Book review: 'Defenders of Faith' shares how war affected Book of Mormon prophets, modern soldiers
When the Book of Mormon prophet Nephi gathered his faithful followers and left the main group of Lehi’s family, he was forced to accept the fact that he would eventually be required to go to war with his own brothers. In preparation for that day, the scriptures record:
"And I, Nephi, did take the sword of Laban, and after the manner of it did make many swords, lest by any means the people who were now called Lamanites should come upon us and destroy us " (see 2 Nephi 5:14).
For the rest of his life, Nephi served as a warrior/king, dedicated to the protection of his people and the truths he recorded on the plates that would one day be part of the Book of Mormon.
In his book, “Defenders of Faith: The Book of Mormon from a Soldier’s Perspective,” author Douglas J. Bell examines the effects war and the battlefield have on faithful men in ancient and modern times. With more than 30 years experience in the military and time spent in the war zones of Iraq, the author provides a unique view of the thoughts of a faithful Christian participating in a violent war.

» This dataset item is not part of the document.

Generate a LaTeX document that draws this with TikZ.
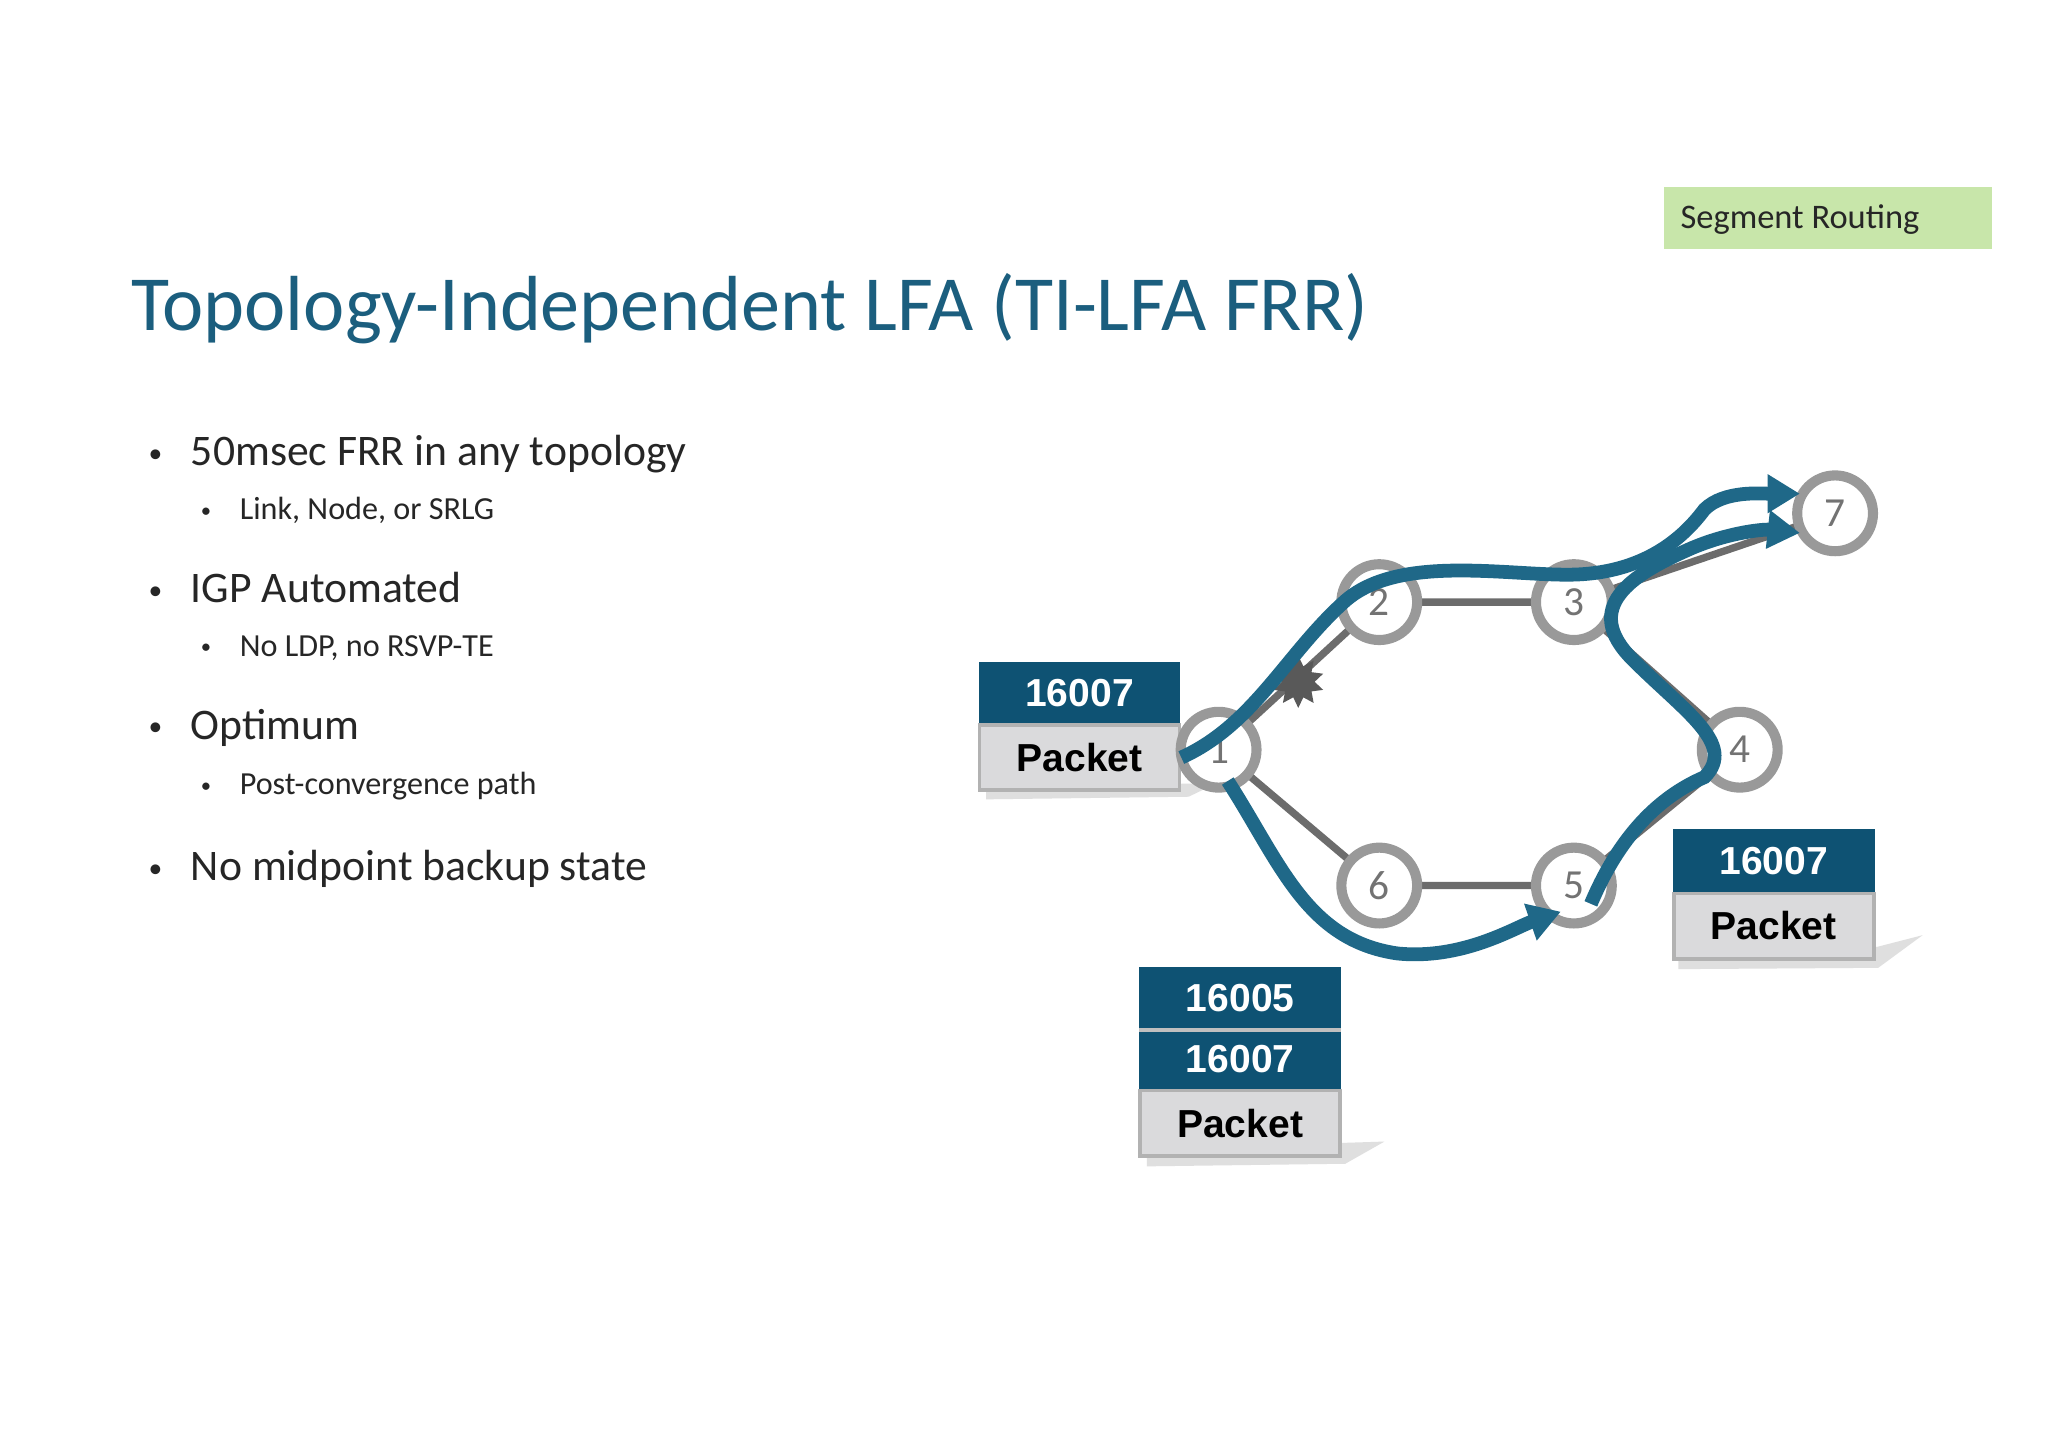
\documentclass[tikz,border=0pt]{standalone}
\usepackage{fontspec}
\setmainfont{Carlito}
\newfontfamily\arialf{Liberation Sans}
\usetikzlibrary{arrows.meta,shapes.geometric}
\definecolor{titleblue}{HTML}{1B5E7E}
\definecolor{pathblue}{HTML}{1F6888}
\definecolor{boxblue}{HTML}{0E5273}
\definecolor{boxgray}{HTML}{DADADC}
\definecolor{srgreen}{HTML}{C8E6AA}
\newcommand{\mybul}{\raisebox{0.15ex}{\fontsize{6}{6}\selectfont•}}
\newcommand{\mysbul}{\raisebox{0.15ex}{\fontsize{4.5}{5}\selectfont•}}
\tikzset{
 rnode/.style={circle,draw=gray!80,line width=2.2pt,fill=white,minimum size=0.58cm,inner sep=0pt,text=gray!90!black,font=\fontsize{9}{10}\selectfont},
 link/.style={draw=gray!85!black,line width=1.6pt},
 flow/.style={draw=pathblue,line width=3pt,-{Triangle[length=7pt,width=8pt]}},
 lblue/.style={fill=boxblue,draw=boxblue,text=white,minimum width=1.53cm,minimum height=0.47cm,inner sep=0pt,font=\arialf\bfseries\fontsize{8.5}{10}\selectfont},
 lgray/.style={fill=boxgray,draw=gray!60,line width=0.8pt,text=black,minimum width=1.53cm,minimum height=0.5cm,inner sep=0pt,font=\arialf\bfseries\fontsize{8.5}{10}\selectfont},
 bul/.style={anchor=west,inner sep=0pt,text=black!85,font=\fontsize{9.5}{11}\selectfont},
 sbul/.style={anchor=west,inner sep=0pt,text=black!85,font=\fontsize{7}{9}\selectfont},
 shad/.style={fill=gray!25},
}
\begin{document}
\begin{tikzpicture}[x=0.01cm,y=-0.01cm]
\useasboundingbox (0,0) rectangle (1568,1109);
\fill[white] (0,0) rectangle (1568,1109);
% header
\fill[srgreen] (1274,143) rectangle (1525,191);
\node[anchor=west,inner sep=0pt,font=\fontsize{7.5}{9}\selectfont,text=black!85] (srt) at (1286,168) {Segment Routing};
\node[anchor=west,inner sep=0pt,text=titleblue,font=\fontsize{17}{20}\selectfont] (title) at (100,236) {Topology-Independent LFA (TI-LFA FRR)};
% bullets
\node[bul] (b1) at (113,348) {\mybul\hspace{0.22cm}50msec FRR in any topology};
\node[sbul] (s1) at (153,391) {\mysbul\hspace{0.22cm}Link, Node, or SRLG};
\node[bul] (b2) at (113,450) {\mybul\hspace{0.22cm}IGP Automated};
\node[sbul] (s2) at (153,496) {\mysbul\hspace{0.22cm}No LDP, no RSVP-TE};
\node[bul] (b3) at (113,557) {\mybul\hspace{0.22cm}Optimum};
\node[sbul] (s3) at (153,602) {\mysbul\hspace{0.22cm}Post-convergence path};
\node[bul] (b4) at (113,665) {\mybul\hspace{0.22cm}No midpoint backup state};
% links
\coordinate (c1) at (933,574);
\coordinate (c2) at (1056,461);
\coordinate (c3) at (1205,461);
\coordinate (c4) at (1332,574);
\coordinate (c5) at (1205,678);
\coordinate (c6) at (1056,678);
\coordinate (c7) at (1405,393);
\draw[link] (c1)--(c2) (c2)--(c3) (c3)--(c4) (c4)--(c5) (c5)--(c6) (c6)--(c1) (c3)--(c7);
% star
\node[star,star points=10,star point ratio=1.6,fill=gray!70!black,minimum size=0.4cm,inner sep=0pt] (st) at (994,522) {};
% shadows
\fill[shad] (906,600) -- (912,600) -- (935,598) -- (910,610) -- (755,612) -- (755,606) -- cycle;
\fill[shad] (1029,875) -- (1060,874) -- (1030,891) -- (878,893) -- (878,886) -- cycle;
\fill[shad] (1437,725) -- (1472,716) -- (1438,741) -- (1285,742) -- (1285,735) -- cycle;
% boxes
\node[lblue] (a1) at (826.5,531) {16007};
\node[lgray] (a2) at (826.5,580) {Packet};
\node[lblue] (bb1) at (949.5,764.5) {16005};
\node[lblue] (bb2) at (949.5,811) {16007};
\draw[gray!50,line width=0.8pt] (bb1.south west) -- (bb1.south east);
\node[lgray] (bb3) at (949.5,860) {Packet};
\node[lblue] (cc1) at (1358,659) {16007};
\node[lgray] (cc2) at (1358,709) {Packet};
% routers
\node[rnode] (n1) at (c1) {1};
\node[rnode] (n2) at (c2) {2};
\node[rnode] (n3) at (c3) {3};
\node[rnode] (n4) at (c4) {4};
\node[rnode] (n5) at (c5) {5};
\node[rnode] (n6) at (c6) {6};
\node[rnode] (n7) at (c7) {7};
% flows
\coordinate (f1e) at (1378,378);
\coordinate (f2e) at (1195,698);
\coordinate (f3e) at (1378,408);
\draw[flow] (a2.east) .. controls (960,555) and (985,500) .. (1030,460)
  .. controls (1070,425) and (1150,440) .. (1200,440)
  .. controls (1260,440) and (1290,410) .. (1305,390)
  .. controls (1320,375) and (1350,378) .. (f1e);
\draw[flow] (940,598) .. controls (980,660) and (1000,720) .. (1070,730)
  .. controls (1120,735) and (1160,710) .. (f2e);
\draw[flow] (1218,692) .. controls (1240,640) and (1270,610) .. (1305,595)
  .. controls (1330,570) and (1290,545) .. (1250,505)
  .. controls (1210,465) and (1250,440) .. (1290,422)
  .. controls (1320,408) and (1350,405) .. (f3e);
\end{tikzpicture}
\end{document}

Following the exploits of prophet/leaders like Mormon, Ammon, Alma and both Captain Moroni and Moroni the son of Mormon, Bell looks at war through the eyes of committed followers of Jesus Christ. Each of these leaders was called on to defend the people they loved but were also cognizant of the need to do their best to teach the truths of the gospel as they performed their duties. Each showed that war can be fought with ferocity without losing sight of the tenderness and mercy offered by the Savior.
As a contrast to the faithful, Bell also spends one chapter looking at the tactics, effects and eventual successes of the Gadianton Robbers — the Nephite nation was destroyed by their efforts.
Bell has created an interesting study of war and the righteous men who were required to fight for the freedom of their people. The perspective of a modern warrior is applied carefully and helps readers understand some of the experiences of ancient soldiers.
This book is written about war but has no graphic or objectionable material that might offend younger patrons. Readers should be aware that maps of suggested battlegrounds are only given as possibilities and are not based in any revelatory or archaeological fact.